The legitimacy of these concerns was acknowledged by the federal government in its later report “Building the Information Society: Moving Canada Into the 21st Century”. That report noted the dangers to Canadian content for new media services:
“More important within the emerging information industry itself, there are signs of growing vertical integration between providers of broadcasting carriage and content services. This trend could ultimately leave providers of Canadian content vulnerable to discrimination. The present policy and regulatory framework may have to take this new reality into account.”
PIAC is of the opinion that the AOL Time Warner merger may have serious and sustaining implications for access and distribution of new Canadian media services. It not only blurs the line between the desirable carriage/content separation, it potentially lessens competition.
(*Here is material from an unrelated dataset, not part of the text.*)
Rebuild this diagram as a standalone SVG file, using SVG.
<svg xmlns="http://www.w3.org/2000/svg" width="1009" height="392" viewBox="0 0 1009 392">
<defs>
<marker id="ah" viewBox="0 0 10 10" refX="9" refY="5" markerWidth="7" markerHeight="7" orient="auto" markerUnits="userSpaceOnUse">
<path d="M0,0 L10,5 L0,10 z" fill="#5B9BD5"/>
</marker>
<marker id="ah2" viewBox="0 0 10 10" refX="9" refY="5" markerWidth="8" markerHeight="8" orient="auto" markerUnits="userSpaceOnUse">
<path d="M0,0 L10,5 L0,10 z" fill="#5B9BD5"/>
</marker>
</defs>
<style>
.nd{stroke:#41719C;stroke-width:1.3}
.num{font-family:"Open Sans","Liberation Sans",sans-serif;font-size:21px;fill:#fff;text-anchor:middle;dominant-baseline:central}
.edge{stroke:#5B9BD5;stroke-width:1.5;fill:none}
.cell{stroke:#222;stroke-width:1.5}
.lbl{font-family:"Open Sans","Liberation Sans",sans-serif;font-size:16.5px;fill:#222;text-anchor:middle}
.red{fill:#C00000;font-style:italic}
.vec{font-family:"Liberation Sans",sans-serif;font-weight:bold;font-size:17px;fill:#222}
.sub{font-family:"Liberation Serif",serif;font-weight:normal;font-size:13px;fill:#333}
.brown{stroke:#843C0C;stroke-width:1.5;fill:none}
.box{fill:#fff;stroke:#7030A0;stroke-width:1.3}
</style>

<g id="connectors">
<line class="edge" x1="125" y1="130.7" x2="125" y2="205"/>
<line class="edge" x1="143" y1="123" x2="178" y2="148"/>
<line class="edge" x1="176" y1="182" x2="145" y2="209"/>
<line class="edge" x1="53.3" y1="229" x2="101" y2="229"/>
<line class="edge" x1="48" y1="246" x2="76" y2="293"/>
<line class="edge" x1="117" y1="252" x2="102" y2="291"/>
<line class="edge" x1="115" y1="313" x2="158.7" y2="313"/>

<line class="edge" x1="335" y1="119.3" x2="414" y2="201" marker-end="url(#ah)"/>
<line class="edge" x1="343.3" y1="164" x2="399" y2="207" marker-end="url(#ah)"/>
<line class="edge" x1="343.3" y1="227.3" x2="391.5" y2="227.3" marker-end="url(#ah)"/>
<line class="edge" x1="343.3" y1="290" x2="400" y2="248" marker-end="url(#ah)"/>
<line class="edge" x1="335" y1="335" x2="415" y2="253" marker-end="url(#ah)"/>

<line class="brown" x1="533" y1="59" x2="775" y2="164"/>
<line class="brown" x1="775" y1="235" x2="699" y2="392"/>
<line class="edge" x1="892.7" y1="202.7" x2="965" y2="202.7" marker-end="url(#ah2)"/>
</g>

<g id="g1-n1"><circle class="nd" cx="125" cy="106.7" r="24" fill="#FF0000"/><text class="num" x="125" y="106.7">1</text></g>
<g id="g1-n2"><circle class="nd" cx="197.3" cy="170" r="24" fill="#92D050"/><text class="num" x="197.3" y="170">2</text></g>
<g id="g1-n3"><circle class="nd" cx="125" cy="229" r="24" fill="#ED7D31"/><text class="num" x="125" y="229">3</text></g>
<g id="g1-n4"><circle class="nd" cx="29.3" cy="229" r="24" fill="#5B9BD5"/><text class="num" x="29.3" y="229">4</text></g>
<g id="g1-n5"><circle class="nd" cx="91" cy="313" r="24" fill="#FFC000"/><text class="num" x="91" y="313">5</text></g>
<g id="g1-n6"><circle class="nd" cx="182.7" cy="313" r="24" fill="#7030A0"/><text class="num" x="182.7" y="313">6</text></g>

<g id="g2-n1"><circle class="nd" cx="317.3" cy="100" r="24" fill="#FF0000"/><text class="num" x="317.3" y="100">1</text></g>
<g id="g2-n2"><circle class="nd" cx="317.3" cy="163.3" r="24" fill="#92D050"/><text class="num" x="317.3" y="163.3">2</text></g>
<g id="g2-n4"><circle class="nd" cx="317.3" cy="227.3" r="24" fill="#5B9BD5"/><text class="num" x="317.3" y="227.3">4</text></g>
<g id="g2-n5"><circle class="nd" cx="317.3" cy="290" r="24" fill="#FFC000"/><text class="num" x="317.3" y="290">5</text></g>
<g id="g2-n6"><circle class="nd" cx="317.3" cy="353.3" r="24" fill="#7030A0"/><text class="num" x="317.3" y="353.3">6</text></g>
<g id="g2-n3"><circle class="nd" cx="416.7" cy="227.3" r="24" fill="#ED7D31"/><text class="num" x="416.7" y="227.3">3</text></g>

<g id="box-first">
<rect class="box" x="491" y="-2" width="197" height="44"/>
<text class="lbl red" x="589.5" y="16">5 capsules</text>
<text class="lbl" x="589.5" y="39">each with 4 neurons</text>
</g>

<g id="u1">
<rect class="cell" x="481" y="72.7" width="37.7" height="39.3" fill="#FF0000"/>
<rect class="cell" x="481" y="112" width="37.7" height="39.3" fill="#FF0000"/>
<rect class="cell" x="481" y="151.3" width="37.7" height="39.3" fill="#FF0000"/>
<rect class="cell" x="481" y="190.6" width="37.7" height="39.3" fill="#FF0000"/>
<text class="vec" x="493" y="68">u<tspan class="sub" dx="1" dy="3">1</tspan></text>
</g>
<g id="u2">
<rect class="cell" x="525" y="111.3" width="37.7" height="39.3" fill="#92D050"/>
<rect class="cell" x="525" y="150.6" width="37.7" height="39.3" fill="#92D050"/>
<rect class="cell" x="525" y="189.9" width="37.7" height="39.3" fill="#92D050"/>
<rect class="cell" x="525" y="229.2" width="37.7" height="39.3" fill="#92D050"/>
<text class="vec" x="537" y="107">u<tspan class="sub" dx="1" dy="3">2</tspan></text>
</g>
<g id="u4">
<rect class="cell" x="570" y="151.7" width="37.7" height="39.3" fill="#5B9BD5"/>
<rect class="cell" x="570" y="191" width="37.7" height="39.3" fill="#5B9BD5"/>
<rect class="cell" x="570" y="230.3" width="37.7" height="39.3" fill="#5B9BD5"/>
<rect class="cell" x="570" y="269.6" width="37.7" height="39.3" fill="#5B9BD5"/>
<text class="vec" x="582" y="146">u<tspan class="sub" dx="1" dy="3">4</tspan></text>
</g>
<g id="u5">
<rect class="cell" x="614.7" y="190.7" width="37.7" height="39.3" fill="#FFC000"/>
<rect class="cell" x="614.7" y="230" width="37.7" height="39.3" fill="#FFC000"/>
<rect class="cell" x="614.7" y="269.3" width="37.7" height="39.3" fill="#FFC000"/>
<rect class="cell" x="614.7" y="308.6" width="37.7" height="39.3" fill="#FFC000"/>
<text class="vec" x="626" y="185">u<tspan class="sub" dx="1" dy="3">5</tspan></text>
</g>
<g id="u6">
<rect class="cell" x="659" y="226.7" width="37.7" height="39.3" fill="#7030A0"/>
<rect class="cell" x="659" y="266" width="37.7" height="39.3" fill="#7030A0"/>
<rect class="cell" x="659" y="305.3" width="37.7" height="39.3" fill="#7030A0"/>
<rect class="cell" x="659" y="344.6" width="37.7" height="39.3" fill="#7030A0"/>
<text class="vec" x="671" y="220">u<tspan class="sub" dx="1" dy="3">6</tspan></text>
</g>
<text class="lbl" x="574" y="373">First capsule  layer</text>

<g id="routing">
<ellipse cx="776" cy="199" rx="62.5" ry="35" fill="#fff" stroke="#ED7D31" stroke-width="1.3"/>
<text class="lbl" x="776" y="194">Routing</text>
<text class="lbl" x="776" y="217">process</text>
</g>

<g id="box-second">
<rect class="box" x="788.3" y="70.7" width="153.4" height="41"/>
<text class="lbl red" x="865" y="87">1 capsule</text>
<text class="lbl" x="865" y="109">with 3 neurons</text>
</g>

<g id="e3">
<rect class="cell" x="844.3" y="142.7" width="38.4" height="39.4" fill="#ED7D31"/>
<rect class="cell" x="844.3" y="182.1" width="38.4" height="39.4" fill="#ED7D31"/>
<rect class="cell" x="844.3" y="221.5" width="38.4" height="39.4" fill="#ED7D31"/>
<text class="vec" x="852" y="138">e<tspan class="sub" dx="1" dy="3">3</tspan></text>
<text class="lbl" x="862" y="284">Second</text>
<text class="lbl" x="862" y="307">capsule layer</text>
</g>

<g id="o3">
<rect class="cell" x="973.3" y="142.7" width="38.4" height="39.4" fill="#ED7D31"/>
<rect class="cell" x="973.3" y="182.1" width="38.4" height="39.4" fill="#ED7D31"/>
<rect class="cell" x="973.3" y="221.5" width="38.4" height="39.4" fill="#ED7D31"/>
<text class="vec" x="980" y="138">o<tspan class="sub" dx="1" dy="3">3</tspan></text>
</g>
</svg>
In the words of our American counterparts the deal:
”…raises the threat of discrimination among content providers effectively degrading the services offered by competitors.”
We believe that the implications for Canada and Canadian consumers are such that the government should make a formal request pursuant to Article V of the 1995 “Agreement between the government of the United States of America and the government of Canada Regarding the Application of Their Competition and Deceptive Marketing Practices Laws”
The Agreement provides that:
“If a party believes that anti-competitive activities carried out in the territory of another party adversely affect its important interest, the first party may request that the other parties competition authorities initiate appropriate enforcement activities…”
We believe that AOL’s acquisition should be afforded a rigorous review by American competition authorities. It is also our preliminary view that the merger in its current form should be stopped.
We welcome the opportunity to discuss these concerns with your office and your officials. We would be pleased to provide any further information that may be of assistance to the government in making this request.